French minister stirs controversy with Playboy magazine cover

Liberty, freedom of expression, and supporting feminism are all positive traits but to pose for the cover of a notorious magazine to make a feminist statement may not sit well with everyone, even the West. Shocking the world with her out-of-box idea, a French government minister appeared on the cover of Playboy magazine and stands by her decision despite much public criticism. 

Marlene Schiappa, a 40-year-old feminist cherry picked from obscurity by French President Emmanuel Macron in 2017, is acquainted and immune to controversies where she triggers rightwingers, and defends her decision to appear — although fully clothed — on the front cover of Playboy.

Apart from local backlash, Schiappa even had the prime minister and leftwing critics raise a brow and believe that she made a mistake with her latest stint. Schiappa’s intend to pose for the magazine was to draw attention to her 12-page interview on women’s and gay rights as well as abortion.

“Defending the right of women to do what they want with their bodies: everywhere and all the time,” Schiappa wrote on Twitter.

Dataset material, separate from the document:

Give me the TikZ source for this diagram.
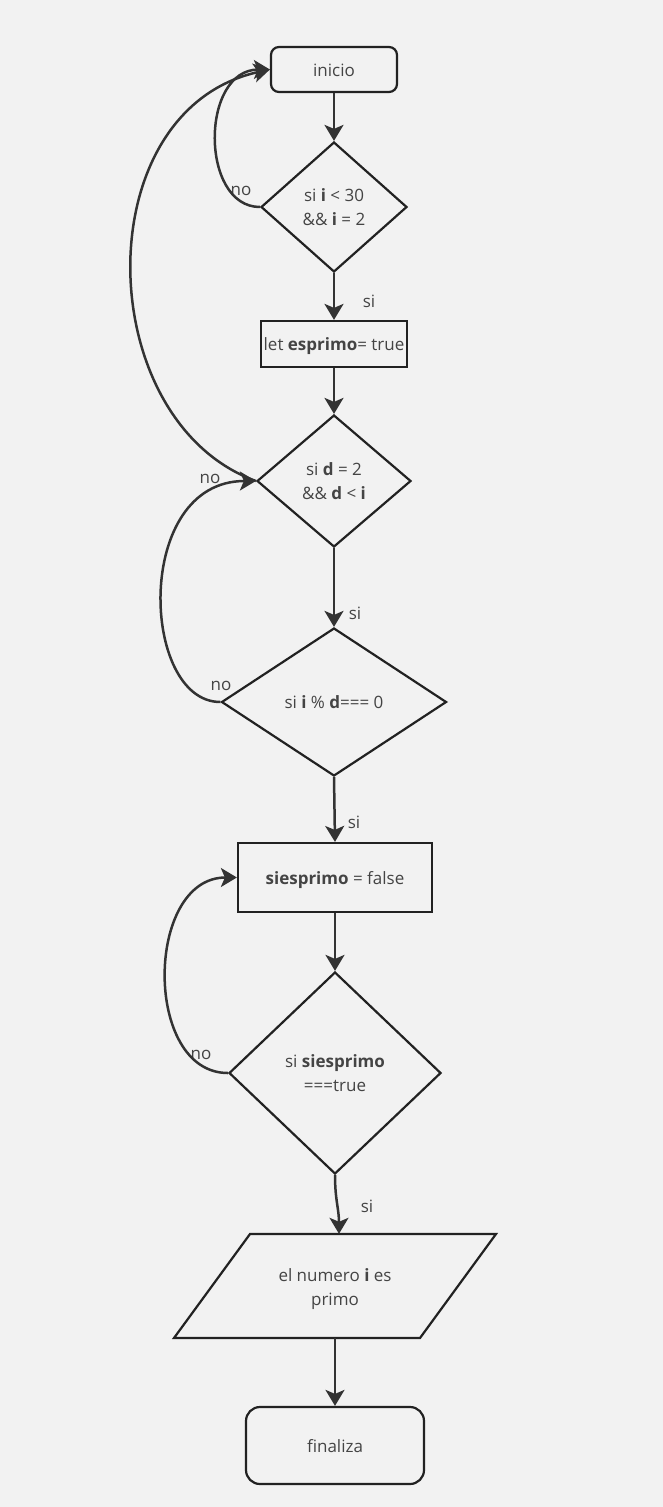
\documentclass[tikz,border=0pt]{standalone}
\usepackage{fontspec}
\setmainfont{Open Sans}
\usetikzlibrary{shapes.geometric,arrows.meta,calc}
\definecolor{bgc}{HTML}{F2F2F2}
\definecolor{boxc}{HTML}{222222}
\definecolor{linec}{HTML}{333333}
\definecolor{txtc}{HTML}{444444}
\begin{document}
\begin{tikzpicture}[x=1pt,y=-1pt,
  font=\fontsize{17}{24}\selectfont,
  box/.style={draw=boxc, line width=2.2pt, text=txtc, align=center, inner sep=0pt, rectangle},
  oneline/.style={text height=13.5pt, text depth=0pt},
  rbox/.style={box, oneline, rounded corners=#1},
  dia/.style={box, diamond},
  arr/.style={draw=linec, line width=2.5pt, -{Stealth[length=16pt,width=19pt,inset=4pt]}},
  lbl/.style={text=txtc, inner sep=0pt}
]
\fill[bgc] (0,0) rectangle (663,1507);
\useasboundingbox (0,0) rectangle (663,1507);

\node[rbox=8pt, minimum width=126pt, minimum height=45pt] (inicio) at (334,69.5) {inicio};
\node[dia, minimum width=146pt, minimum height=130pt] (d1) at (334,207) {si \textbf{i} < 30\\\&\& \textbf{i} = 2};
\node[box, oneline, minimum width=146pt, minimum height=46pt] (b1) at (334,344) {let \textbf{esprimo}= true};
\node[dia, minimum width=154pt, minimum height=132pt] (d2) at (334,481) {si \textbf{d} = 2\\\&\& \textbf{d} < \textbf{i}};
\node[dia, oneline, minimum width=225pt, minimum height=148pt] (d3) at (334,702) {si \textbf{i} \% \textbf{d}=== 0};
\node[box, oneline, minimum width=194pt, minimum height=69pt] (b2) at (335,877.5) {\textbf{siesprimo} = false};
\node[dia, minimum width=212pt, minimum height=202pt] (d4) at (335,1073) {si \textbf{siesprimo}\\===true};
\node[lbl, align=center, minimum width=246pt, minimum height=104pt, text height=39.5pt, text depth=1pt] (para) at (335,1286) {el numero \textbf{i} es\\primo};
\draw[draw=boxc, line width=2.2pt, line join=miter]
  ($(para.center)+(-85,-52)$) -- ($(para.center)+(161,-52)$) -- ($(para.center)+(85,52)$) -- ($(para.center)+(-161,52)$) -- cycle;
\node[rbox=14pt, minimum width=178pt, minimum height=77pt] (fin) at (335,1445.5) {finaliza};

% labels
\node[lbl] (si1) at (369,301) {si};
\node[lbl] (si2) at (355,613) {si};
\node[lbl] (si3) at (354,822) {si};
\node[lbl] (si4) at (367,1206) {si};
\node[lbl] (no1) at (241,191) {no};
\node[lbl] (no2) at (210,479) {no};
\node[lbl] (no3) at (221,686) {no};
\node[lbl] (no4) at (201,1055) {no};

% main flow
\draw[arr] (inicio.south) -- (d1.north);
\draw[arr] (d1.south) -- (b1.north);
\draw[arr] (b1.south) -- (d2.north);
\draw[arr] (d2.south) -- (d3.north);
\draw[arr] (d3.south) -- (b2.north);
\draw[arr] (b2.south) -- (d4.north);
\draw[arr] (d4.south) .. controls +(0,25) and +(0,-25) .. ([xshift=4pt]para.north);
\draw[arr] (para.south) -- (fin.north);

% loops
\draw[arr] (d1.west) .. controls +(-60,0) and +(-70,0) .. (inicio.west);
\draw[arr] (d2.west) .. controls +(-165,-60) and +(-185,40) .. (inicio.west);
\draw[arr] (d3.west) .. controls +(-80,0) and +(-123,0) .. (d2.west);
\draw[arr] (d4.west) .. controls +(-85,0) and +(-92,0) .. (b2.west);
\end{tikzpicture}
\end{document}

“In France, women are free. Whether it annoys the retrogrades and hypocrites or not.”

Schiappa’s stunt has vexed some of her colleagues in the government office who are already marred by the unending strikes and violent demonstrations against plans to raise the retirement age by two years in France.

The news of Schiappa wearing a designer dresses for the infamous magazine was not only viewed as a wrong message but also leading many people to believe it was an April’s Fool prank. 

According to multiple media outlets, Prime Minister Elisabeth Borne, the second woman to occupy the position, told Schiappa to tell her that it “was not at all appropriate, especially in the current period.”

Greens MP and fellow women’s rights activist Sandrine Rousseau, an outspoken critic of the centrist government, also reportedly said, “where is the respect for the French people?

“People who are going to have to work for two years more, who are demonstrating, who are losing days of salary, who aren’t managing to eat because of inflation?” she told the BFM channel discussing the controversy on Saturday. “Women’s bodies should be able to be exposed anywhere, I don’t have a problem with that, but there’s a social context.”

Defending itself, the magazine, Playboy, will definitely publish the issue in its French-language edition.

Schiappa was the “most ‘Playboy compatible'” of government ministers “because she is attached to the rights of women and she has understood that it’s not a magazine for old machos but could be an instrument for the feminist cause,” editor Jean-Christophe Florentin told international media outlets.

“Playboy is not a soft porn magazine but a 300-page quarterly ‘mook’ (a mix of a book and a magazine) that is intellectual and on trend,” Florentin added, also admitting there were “still a few undressed women but they’re not the majority of the pages.”

On her professional front, Schiappa is a regular on French TV talk shows. She is accredited with bringing in legislation outlawing catcalling and street harassment while serving as equalities minister in 2018. The mother-of-two was also prolific author and blogger highlighting the challenges of motherhood, women’s health, and pregnancy. Schiappa also aunthored a book that offered intimacy tips for the plus size people which critics viewed as propagating stereotypes, in 2010.